Изменить размер шрифта - +
..

— Господа, — обратился однажды он к ним, — недавно я вычитал у одного персидского историка довольно интересные сведения. Оказывается, князь Олег был со своей флотилией на туркменском берегу. Представьте себе, почти тысячу лет назад!

Все взглянули на него странными взглядами, как на сумасшедшего, и Муравьев понял, что ему не поверили...

— Ложись, ложись, Николай Николаевич,— торопливо посоветовал Пономарев.

Болезнь постепенно отпустила Муравьева.
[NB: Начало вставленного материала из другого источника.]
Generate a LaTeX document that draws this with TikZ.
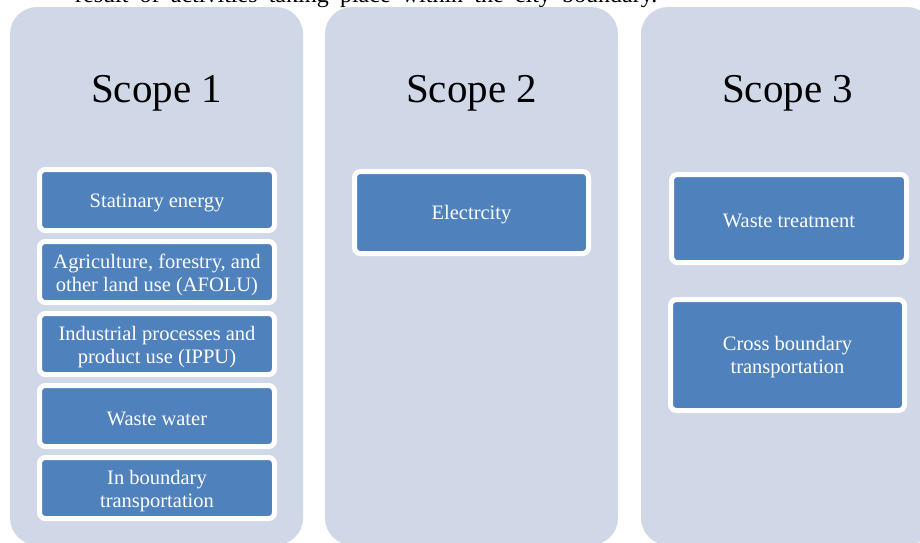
\documentclass[tikz,border=0pt]{standalone}
\usepackage{fontspec}
\setmainfont{Liberation Serif}
\begin{document}
\begin{tikzpicture}[x=1pt,y=-1pt,
  panel/.style={fill=panelfill, draw=none, rounded corners=27pt},
  item/.style={draw=white, line width=5pt, fill=itemblue, rounded corners=6pt,
    inner sep=0pt},
  itemtext/.style={inner sep=0pt, align=center, text=white,
    font=\fontsize{20.5}{22.5}\selectfont},
  title/.style={anchor=base, inner sep=0pt, font=\fontsize{41}{46}\selectfont}]
\definecolor{panelfill}{RGB}{208,216,232}
\definecolor{itemblue}{RGB}{79,129,189}
\useasboundingbox (0,0) rectangle (920,542);
\clip (0,0) rectangle (920,542);
\node[anchor=base west, inner sep=0pt, font=\fontsize{24}{28}\selectfont] (intro) at (75,2.5)
  {\makebox[582pt][s]{result of activities taking place within the city boundary.}};
\path[panel] (10,7) rectangle (303,545);
\path[panel] (325,7) rectangle (618,545);
\path[panel] (641,7) rectangle (934,545);
\node[title] (s1) at (156.5,102) {Scope 1};
\node[title] (s2) at (471.5,102) {Scope 2};
\node[title] (s3) at (787.5,102) {Scope 3};
% Scope 1 items
\node[item, minimum width=235pt, minimum height=61pt] (a1) at (157,200) {};
\node[item, minimum width=235pt, minimum height=61pt] (a2) at (157,272) {};
\node[item, minimum width=235pt, minimum height=61pt] (a3) at (157,344) {};
\node[item, minimum width=235pt, minimum height=61pt] (a4) at (157,416) {};
\node[item, minimum width=235pt, minimum height=61pt] (a5) at (157,488) {};
\node[itemtext] (a1t) at ([yshift=-3pt]a1.center) {Statinary energy};
\node[itemtext] (a2t) at ([yshift=-3pt]a2.center) {Agriculture, forestry, and\\other land use (AFOLU)};
\node[itemtext] (a3t) at ([yshift=-3pt]a3.center) {Industrial processes and\\product use (IPPU)};
\node[itemtext] (a4t) at ([yshift=-3pt]a4.center) {Waste water};
\node[itemtext] (a5t) at ([yshift=-3pt]a5.center) {In boundary\\transportation};
% Scope 2 items
\node[item, minimum width=234pt, minimum height=82pt] (b1) at (471.5,212.5) {};
\node[itemtext] (b1t) at ([yshift=-2pt]b1.center) {Electrcity};
% Scope 3 items
\node[item, minimum width=235pt, minimum height=88pt] (c1) at (789,218.5) {};
\node[item, minimum width=234pt, minimum height=111pt] (c2) at (787.5,355) {};
\node[itemtext] (c1t) at ([yshift=-2pt]c1.center) {Waste treatment};
\node[itemtext] (c2t) at ([yshift=-2pt]c2.center) {Cross boundary\\transportation};
\end{tikzpicture}
\end{document}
По мере приближения к восточному берегу воздух становился суше, и капитан чувствовал, как организм набирал силы. Ему уже не хотелось ложиться в постель и даже лишний раз заходить в каюту. Он беспрестанно находился на свежем воздухе, вглядываясь в горизонт, где сливались в одно целое море и небо.

После нескольких дней плавания, наконец, завиднелся туркменский берег. Первым его заметил в зрительную трубу вахтенный на марсе. Крик «земля!» набатом разнесся высоко над палубой и привел в движение всех, кто был на корабле. Офицеры, схватив зрительные трубы, бросились к борту и увидели вдали, приблизительно в семи верстах от корвета, роскошный дворец с зубчатыми стенами и минаретами. Дворец занимал с полверсты по горизонту и казался издали сказочным чудом. Он стоял прямо над морем. Жаль, что море здесь было всего четыре с половиной сажени глубины, а то можно было бы подвести корвет прямо к порталам дворца.
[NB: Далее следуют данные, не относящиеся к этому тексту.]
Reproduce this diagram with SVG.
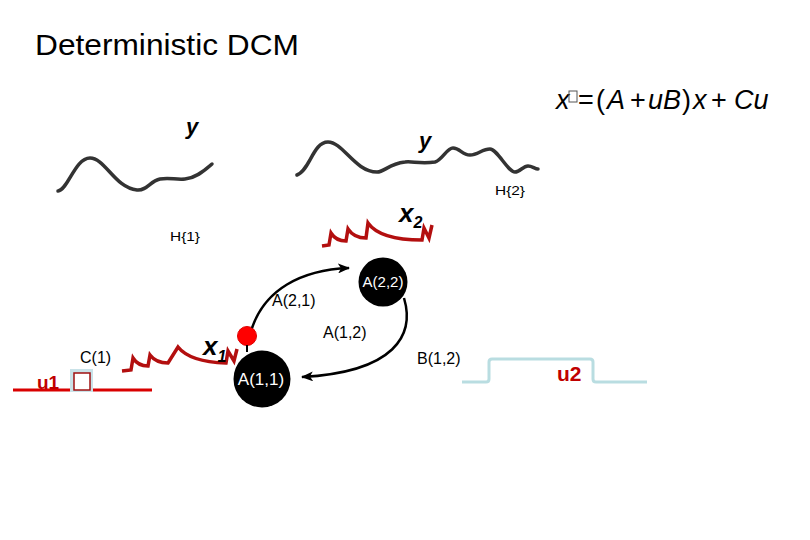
<svg xmlns="http://www.w3.org/2000/svg" width="810" height="540" viewBox="0 0 810 540">
<style>
  .sans { font-family: "Liberation Sans", Arial, sans-serif; }
  .lbl { font-family: "Liberation Sans", Arial, sans-serif; font-size: 16px; fill: #000; }
  .h { font-family: "Liberation Sans", Arial, sans-serif; font-size: 13px; fill: #000; }
  .var { font-family: "Liberation Sans", Arial, sans-serif; font-style: italic; font-weight: bold; fill: #000; }
  .eq { font-family: "Liberation Sans", Arial, sans-serif; font-size: 27px; fill: #000; }
  .it { font-style: italic; }
  .ysig { fill: none; stroke: #333; stroke-width: 3.5; stroke-linecap: round; stroke-linejoin: round; }
  .xsig { fill: none; stroke: #b30f0f; stroke-width: 3.5; stroke-linecap: butt; stroke-linejoin: miter; }
  .node { fill: #000; }
  .ntext { font-family: "Liberation Sans", Arial, sans-serif; fill: #fff; text-anchor: middle; }
  .conn { fill: none; stroke: #000; stroke-width: 2.5; }
  .u1 { stroke: #d90000; stroke-width: 3; fill: none; }
  .u2 { stroke: #b9dde1; stroke-width: 3; fill: none; }
  .utext { font-family: "Liberation Sans", Arial, sans-serif; font-weight: bold; fill: #c00000; }
</style>
<defs>
  <marker id="arrow" markerUnits="userSpaceOnUse" markerWidth="12" markerHeight="10" refX="11" refY="5" orient="auto">
    <path d="M0,0 L12,5 L0,10 L3,5 Z" fill="#000"/>
  </marker>
</defs>
<rect width="810" height="540" fill="#fff"/>

<text class="sans" x="35" y="55" font-size="30" textLength="264" lengthAdjust="spacingAndGlyphs">Deterministic DCM</text>

<g id="equation">
  <text class="eq"><tspan class="it" x="556" y="109">x</tspan><tspan x="578" y="109">=</tspan><tspan x="596" y="109">(</tspan><tspan class="it" x="607" y="109">A</tspan><tspan x="630" y="109">+</tspan><tspan class="it" x="648" y="109">uB</tspan><tspan x="682" y="109">)</tspan><tspan class="it" x="693" y="109">x</tspan><tspan x="711" y="109">+</tspan><tspan class="it" x="734" y="109">Cu</tspan></text>
  <rect x="569" y="91" width="8" height="11" fill="none" stroke="#555" stroke-width="1"/>
</g>

<g id="y1">
  <path class="ysig" d="M58,191 C68,190 75,158 90,158 C105,158 115,188 137,190 C147,191 150,181 160,179 C170,177 175,180 185,179 C195,178 203,172 212,164"/>
  <text class="var" x="186" y="134" font-size="22">y</text>
  <text class="h" x="170" y="241" textLength="30" lengthAdjust="spacingAndGlyphs">H{1}</text>
</g>

<g id="y2">
  <path class="ysig" d="M297,175 C310,170 313,142 328,142 C343,142 355,172 377,172 C385,172 388,164 405,162 C412,161 420,164 435,162 C442,160 447,148 453,148 C460,148 462,155 470,155 C478,155 482,149 490,149 C497,149 508,172 515,172 C520,172 523,166 528,166 C532,166 535,169 538,169"/>
  <text class="var" x="419" y="148" font-size="22">y</text>
  <text class="h" x="495" y="195" textLength="30" lengthAdjust="spacingAndGlyphs">H{2}</text>
</g>

<g id="x2">
  <path class="xsig" d="M322,246 L329,245 L331,233 Q336,241 346,241 L348,229 Q354,238 366,238 L368,223 Q380,240 422,240 L424,228 L429,238 L432,225"/>
  <text class="var" x="399" y="222" font-size="26">x<tspan font-size="16" dy="6">2</tspan></text>
</g>

<g id="x1">
  <path class="xsig" d="M122,371 L131,370 L133,358 Q138,366 148,366 L150,355 Q156,363 168,363 L178,347 Q190,362 226,363 L228,351 L234,361 L237,349"/>
  <text class="var" x="203" y="355" font-size="26">x<tspan font-size="16" dy="7">1</tspan></text>
</g>

<g id="input-dot">
  <circle cx="247" cy="336" r="9.5" fill="#ff0000" stroke="#e00000" stroke-width="1"/>
  <line x1="247" y1="345" x2="247" y2="352" stroke="#000" stroke-width="2"/>
</g>

<g id="node-A11">
  <circle class="node" cx="262" cy="379" r="28.5"/>
  <text class="ntext" x="261" y="385" font-size="17">A(1,1)</text>
</g>

<g id="node-A22">
  <circle class="node" cx="383" cy="282" r="24.5"/>
  <text class="ntext" x="383" y="287" font-size="15">A(2,2)</text>
</g>

<g id="connectors">
  <path class="conn" d="M252,328 C265,290 300,270 349,268" marker-end="url(#arrow)"/>
  <path class="conn" d="M404,298 C415,335 395,372 302,377" marker-end="url(#arrow)"/>
</g>

<g id="labels">
  <text class="lbl" x="272" y="306">A(2,1)</text>
  <text class="lbl" x="323" y="338">A(1,2)</text>
  <text class="lbl" x="417" y="364">B(1,2)</text>
  <text class="lbl" x="80" y="363">C(1)</text>
</g>

<g id="u1">
  <line class="u1" x1="13" y1="390" x2="70" y2="390"/>
  <line class="u1" x1="93" y1="390" x2="152" y2="390"/>
  <rect x="70" y="369" width="23" height="23" fill="#c9e2e8"/>
  <rect x="74" y="373" width="16" height="17" fill="#fff" stroke="#a01010" stroke-width="1.5"/>
  <text class="utext" x="37" y="389" font-size="19">u1</text>
</g>

<g id="u2">
  <path class="u2" d="M462,382 L486,382 Q489,382 489,379 L489,362 Q489,359 492,359 L590,359 Q593,359 593,362 L593,379 Q593,382 596,382 L647,382"/>
  <text class="utext" x="557" y="381" font-size="21">u2</text>
</g>
</svg>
— Мальчишка! Ей богу, мальчишка! — опять радовался и кипятился Басаргин, отрывая и поднося к глазам зрительную трубу.— Я же говорил, что Белый и Серебряный — одно и то же! Нет, господа, увольте. Больше с этим Остоло-повым я никогда не пойду ни в какое плавание. Где вот его теперь черти носят?! А если он заблудился и налетел на рифы! Мне же и придется отвечать за него — за сосунка!— Глаза лейтенанта горели святым негодованием, ноздри раздувались. Сейчас он особенно напоминал английского лорда, и вызывал своим видом всеобщее уважение.

— Вы оказались на высоте, Григорий Гаврилович,— радуясь за капитана корвета, говорил Муравьев и пожимал ему руку.

— Поздравляю, Григорий Гаврилович. Спорщик вы отменный, но какова точность расчета! — восхищался майор Пономарев. .— А этому, если живехонек, — пригрозил майор, имея в виду Остолопова, — непременно впишу в служебную характеристику: безграмотен и горяч...

Собравшись в круг, офицеры тотчас решили послать на берег баркас. На всякий случай снарядили суденышко коронадой и двумя фальконетами (Фальконст — небольшая пушка без колес). Команду определили из двадцати четырех человек: шесть гребцов, пятнадцать казаков, два офицера - Муравьев и Юрьев и переводчик Муратов. Команда тотчас села в баркас и поплыла. Ветер дул с моря, и гребцы споро удалялись от корвета. Странно только: чем ближе подплывали они к суше, тем дальше становился восточный дворец. Стирались его очертания. Башни и минареты разрывались и повисали в воздухе. А когда достигли берега и бросили дрек (Дрек — небольшой якорь) в тридцати саженях от песчаных дюн — дворец и вовсе растаял, скрылся где-то за дюнами. По колено в воде, перенесли одежду и ружья, остановились на мокром песке. Николай Николаевич тотчас взошел на бархан и увидел всхолмленную пустыню, по которой вольно разгуливал горячий ветер. И где-то далеко, у самого горизонта, опять маячили искаженные маревом стены и башни дворца.

Николай Николаевич только теперь догадался, как жестоко посмеялась над ними природа. О существовании миражей, конечно же, он знал. Но ему и в голову не пришло, не подумал он об этом, когда смотрел с борта корабля на сказочные зубчатые стены и минареты...

Реальность обжигала лицо, руки и ударяла раскаленным воздухом в нос. Глаза слезились от нестерпимого зноя. Решено было двинуться берегом на поиски жилья и туркменских киржимов, которые, по предположению Муратова, должны быть где-то здесь, в небольшом заливе.